## BEGIN GIVEN INFORMATION
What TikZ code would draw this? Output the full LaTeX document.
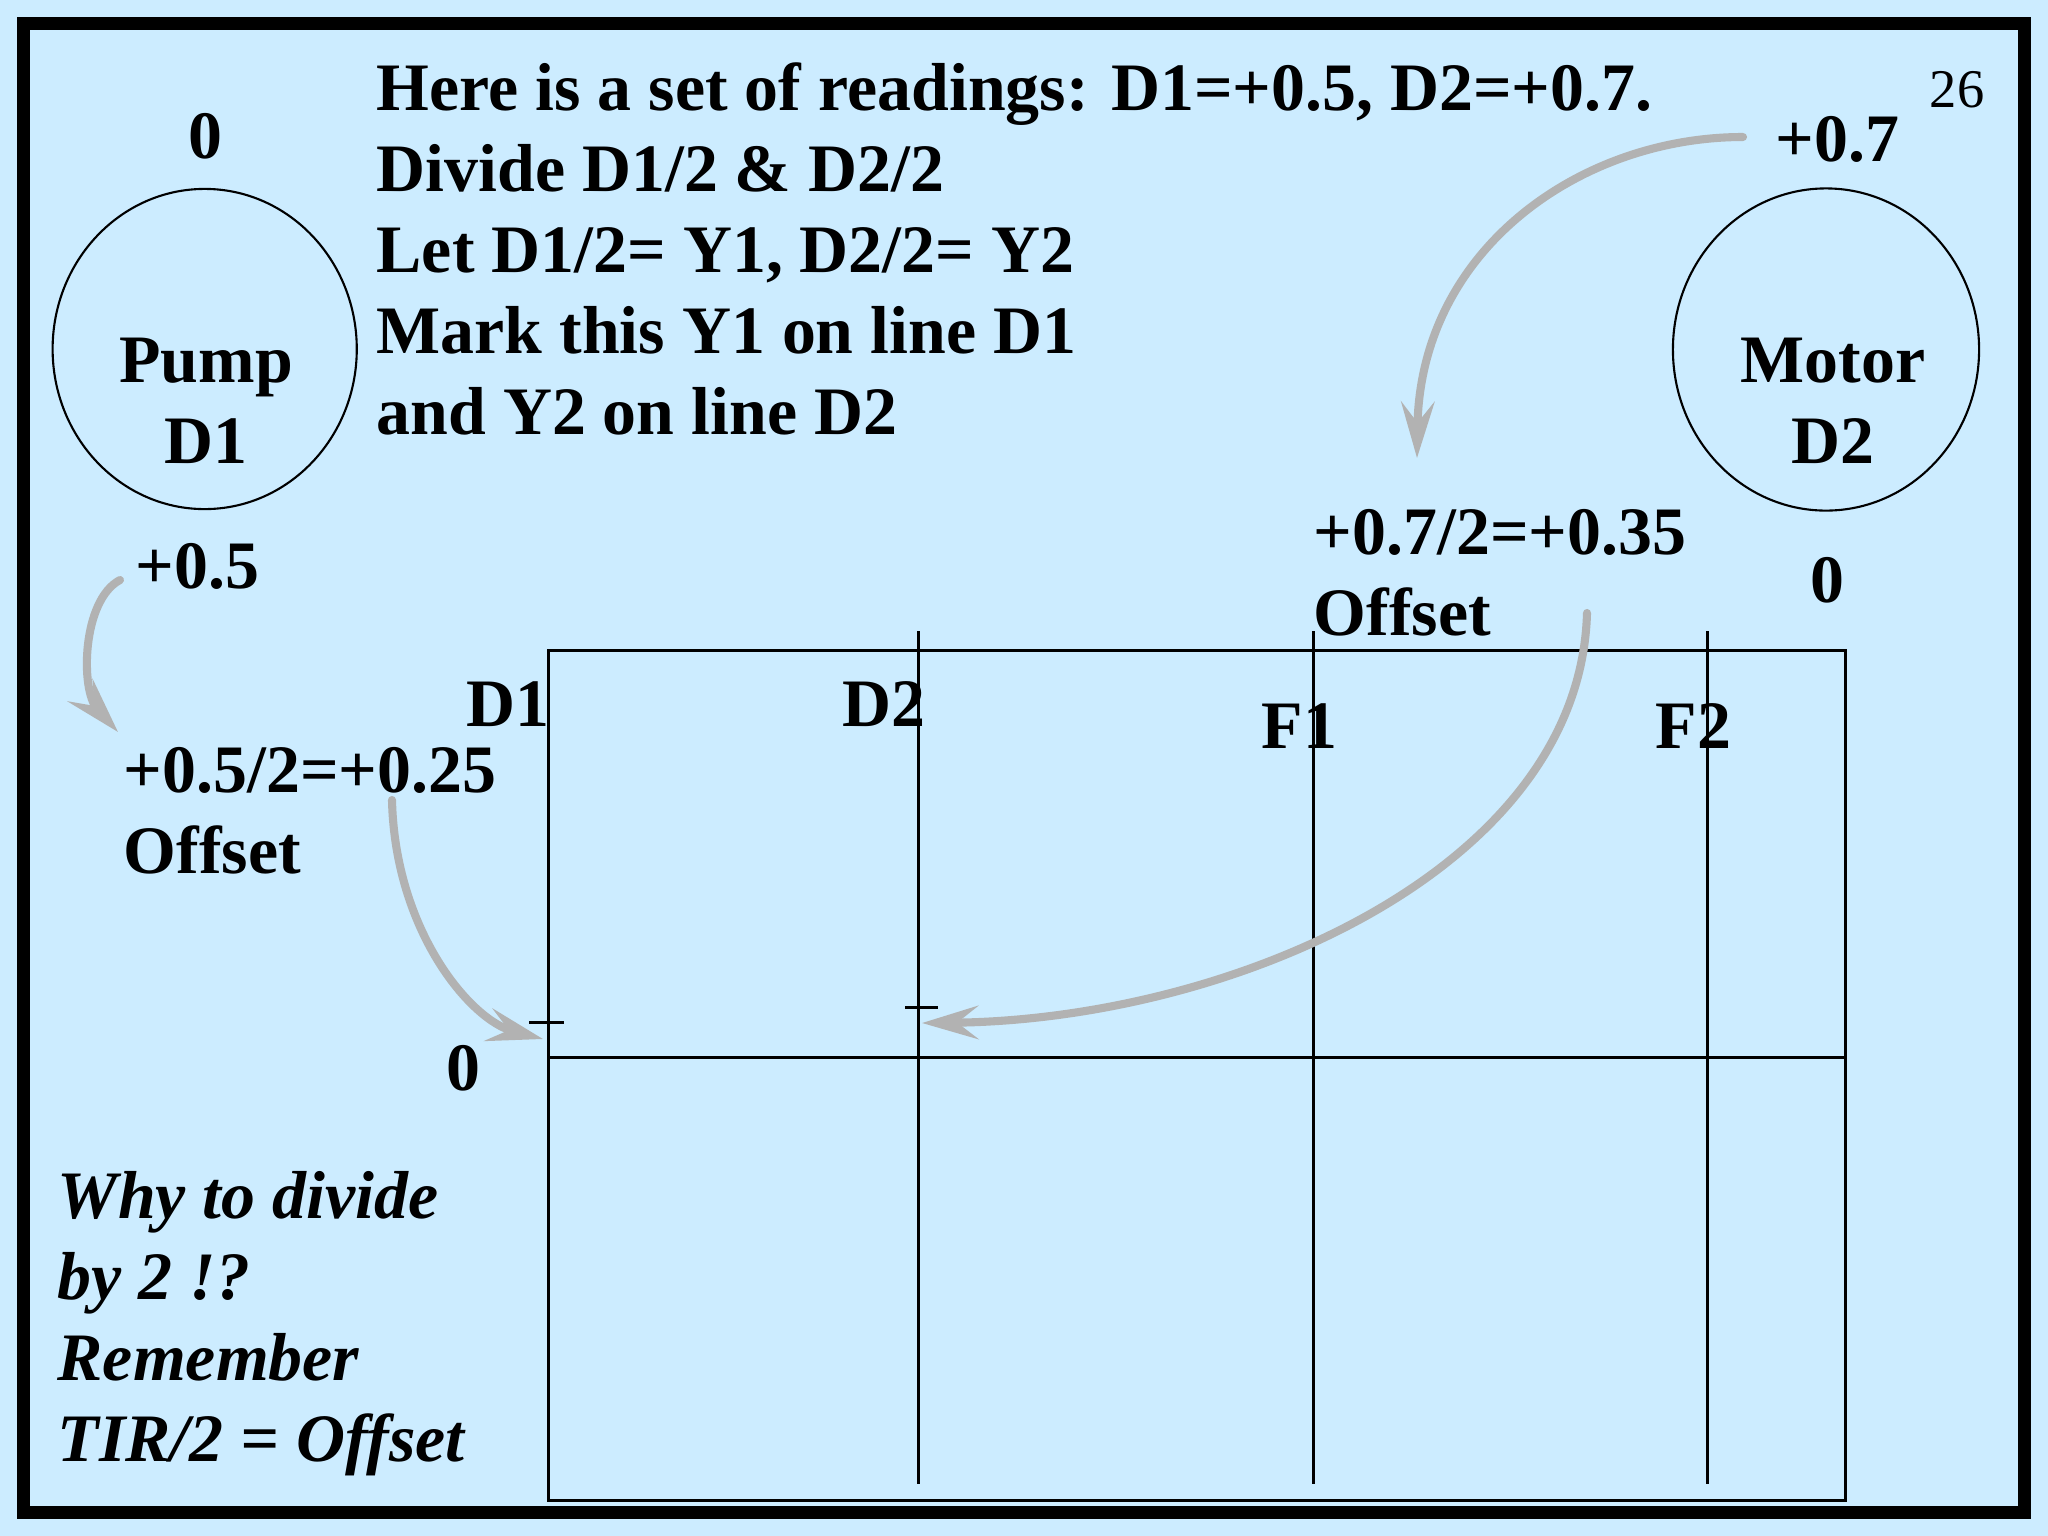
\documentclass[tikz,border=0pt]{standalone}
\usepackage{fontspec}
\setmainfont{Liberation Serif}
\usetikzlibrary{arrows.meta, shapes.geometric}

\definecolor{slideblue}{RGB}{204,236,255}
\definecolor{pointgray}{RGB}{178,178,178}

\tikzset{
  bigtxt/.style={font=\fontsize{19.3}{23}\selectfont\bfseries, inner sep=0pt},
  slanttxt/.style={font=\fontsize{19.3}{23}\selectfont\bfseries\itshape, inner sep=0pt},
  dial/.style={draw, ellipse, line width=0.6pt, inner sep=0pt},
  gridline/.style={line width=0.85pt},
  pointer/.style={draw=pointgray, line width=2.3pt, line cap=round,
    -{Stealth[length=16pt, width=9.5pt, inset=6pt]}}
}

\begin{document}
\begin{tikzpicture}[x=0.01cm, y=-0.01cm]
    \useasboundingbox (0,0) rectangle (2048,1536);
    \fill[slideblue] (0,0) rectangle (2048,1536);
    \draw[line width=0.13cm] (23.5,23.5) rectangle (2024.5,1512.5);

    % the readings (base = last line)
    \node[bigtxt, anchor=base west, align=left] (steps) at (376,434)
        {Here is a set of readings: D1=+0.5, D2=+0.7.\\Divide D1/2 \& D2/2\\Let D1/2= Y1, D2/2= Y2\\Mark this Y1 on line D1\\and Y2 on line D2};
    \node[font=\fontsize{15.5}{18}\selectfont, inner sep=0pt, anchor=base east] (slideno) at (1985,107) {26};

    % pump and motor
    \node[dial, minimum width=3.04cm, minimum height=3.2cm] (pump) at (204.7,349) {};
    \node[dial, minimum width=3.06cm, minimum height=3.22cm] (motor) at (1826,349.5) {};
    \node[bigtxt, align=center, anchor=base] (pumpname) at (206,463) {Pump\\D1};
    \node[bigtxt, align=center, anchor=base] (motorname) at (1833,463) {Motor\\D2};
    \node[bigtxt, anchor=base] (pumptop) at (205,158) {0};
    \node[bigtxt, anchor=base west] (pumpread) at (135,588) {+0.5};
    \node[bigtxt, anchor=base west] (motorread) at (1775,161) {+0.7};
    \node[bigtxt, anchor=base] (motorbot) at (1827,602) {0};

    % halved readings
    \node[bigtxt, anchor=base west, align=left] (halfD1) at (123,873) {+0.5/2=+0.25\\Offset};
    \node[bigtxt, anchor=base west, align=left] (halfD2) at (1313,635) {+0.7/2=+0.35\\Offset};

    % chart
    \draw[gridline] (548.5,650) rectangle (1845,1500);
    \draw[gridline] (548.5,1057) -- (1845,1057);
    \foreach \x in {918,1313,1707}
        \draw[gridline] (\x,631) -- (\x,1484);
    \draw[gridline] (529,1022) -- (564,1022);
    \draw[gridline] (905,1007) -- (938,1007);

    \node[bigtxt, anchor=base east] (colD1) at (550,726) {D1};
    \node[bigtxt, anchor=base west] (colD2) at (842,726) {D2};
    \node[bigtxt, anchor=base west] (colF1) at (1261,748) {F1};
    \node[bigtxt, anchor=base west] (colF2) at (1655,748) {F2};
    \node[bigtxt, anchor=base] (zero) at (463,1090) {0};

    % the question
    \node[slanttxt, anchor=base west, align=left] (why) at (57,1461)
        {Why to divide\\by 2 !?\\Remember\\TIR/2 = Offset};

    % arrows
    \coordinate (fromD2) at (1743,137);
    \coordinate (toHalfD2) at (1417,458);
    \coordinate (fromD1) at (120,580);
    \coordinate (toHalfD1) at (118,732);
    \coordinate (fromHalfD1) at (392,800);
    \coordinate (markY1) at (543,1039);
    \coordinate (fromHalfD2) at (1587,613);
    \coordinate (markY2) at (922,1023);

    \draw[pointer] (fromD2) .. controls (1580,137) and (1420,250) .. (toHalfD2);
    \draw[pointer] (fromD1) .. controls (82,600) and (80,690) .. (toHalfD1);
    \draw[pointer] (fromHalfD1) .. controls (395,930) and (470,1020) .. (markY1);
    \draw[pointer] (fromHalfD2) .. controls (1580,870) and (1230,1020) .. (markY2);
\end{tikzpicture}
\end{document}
## END GIVEN INFORMATION
STATED GOAL
Give back the whole listing as it stands, minus its pictures.

OUTPUT FOR THIS EXERCISE
What TikZ code would draw this? Output the full LaTeX document.
\documentclass[tikz,border=0pt]{standalone}
\usepackage{fontspec}
\setmainfont{Liberation Serif}
\usetikzlibrary{arrows.meta, shapes.geometric}

\definecolor{slideblue}{RGB}{204,236,255}
\definecolor{pointgray}{RGB}{178,178,178}

\tikzset{
  bigtxt/.style={font=\fontsize{19.3}{23}\selectfont\bfseries, inner sep=0pt},
  slanttxt/.style={font=\fontsize{19.3}{23}\selectfont\bfseries\itshape, inner sep=0pt},
  dial/.style={draw, ellipse, line width=0.6pt, inner sep=0pt},
  gridline/.style={line width=0.85pt},
  pointer/.style={draw=pointgray, line width=2.3pt, line cap=round,
    -{Stealth[length=16pt, width=9.5pt, inset=6pt]}}
}

\begin{document}
\begin{tikzpicture}[x=0.01cm, y=-0.01cm]
    \useasboundingbox (0,0) rectangle (2048,1536);
    \fill[slideblue] (0,0) rectangle (2048,1536);
    \draw[line width=0.13cm] (23.5,23.5) rectangle (2024.5,1512.5);

    % the readings (base = last line)
    \node[bigtxt, anchor=base west, align=left] (steps) at (376,434)
        {Here is a set of readings: D1=+0.5, D2=+0.7.\\Divide D1/2 \& D2/2\\Let D1/2= Y1, D2/2= Y2\\Mark this Y1 on line D1\\and Y2 on line D2};
    \node[font=\fontsize{15.5}{18}\selectfont, inner sep=0pt, anchor=base east] (slideno) at (1985,107) {26};

    % pump and motor
    \node[dial, minimum width=3.04cm, minimum height=3.2cm] (pump) at (204.7,349) {};
    \node[dial, minimum width=3.06cm, minimum height=3.22cm] (motor) at (1826,349.5) {};
    \node[bigtxt, align=center, anchor=base] (pumpname) at (206,463) {Pump\\D1};
    \node[bigtxt, align=center, anchor=base] (motorname) at (1833,463) {Motor\\D2};
    \node[bigtxt, anchor=base] (pumptop) at (205,158) {0};
    \node[bigtxt, anchor=base west] (pumpread) at (135,588) {+0.5};
    \node[bigtxt, anchor=base west] (motorread) at (1775,161) {+0.7};
    \node[bigtxt, anchor=base] (motorbot) at (1827,602) {0};

    % halved readings
    \node[bigtxt, anchor=base west, align=left] (halfD1) at (123,873) {+0.5/2=+0.25\\Offset};
    \node[bigtxt, anchor=base west, align=left] (halfD2) at (1313,635) {+0.7/2=+0.35\\Offset};

    % chart
    \draw[gridline] (548.5,650) rectangle (1845,1500);
    \draw[gridline] (548.5,1057) -- (1845,1057);
    \foreach \x in {918,1313,1707}
        \draw[gridline] (\x,631) -- (\x,1484);
    \draw[gridline] (529,1022) -- (564,1022);
    \draw[gridline] (905,1007) -- (938,1007);

    \node[bigtxt, anchor=base east] (colD1) at (550,726) {D1};
    \node[bigtxt, anchor=base west] (colD2) at (842,726) {D2};
    \node[bigtxt, anchor=base west] (colF1) at (1261,748) {F1};
    \node[bigtxt, anchor=base west] (colF2) at (1655,748) {F2};
    \node[bigtxt, anchor=base] (zero) at (463,1090) {0};

    % the question
    \node[slanttxt, anchor=base west, align=left] (why) at (57,1461)
        {Why to divide\\by 2 !?\\Remember\\TIR/2 = Offset};

    % arrows
    \coordinate (fromD2) at (1743,137);
    \coordinate (toHalfD2) at (1417,458);
    \coordinate (fromD1) at (120,580);
    \coordinate (toHalfD1) at (118,732);
    \coordinate (fromHalfD1) at (392,800);
    \coordinate (markY1) at (543,1039);
    \coordinate (fromHalfD2) at (1587,613);
    \coordinate (markY2) at (922,1023);

    \draw[pointer] (fromD2) .. controls (1580,137) and (1420,250) .. (toHalfD2);
    \draw[pointer] (fromD1) .. controls (82,600) and (80,690) .. (toHalfD1);
    \draw[pointer] (fromHalfD1) .. controls (395,930) and (470,1020) .. (markY1);
    \draw[pointer] (fromHalfD2) .. controls (1580,870) and (1230,1020) .. (markY2);
\end{tikzpicture}
\end{document}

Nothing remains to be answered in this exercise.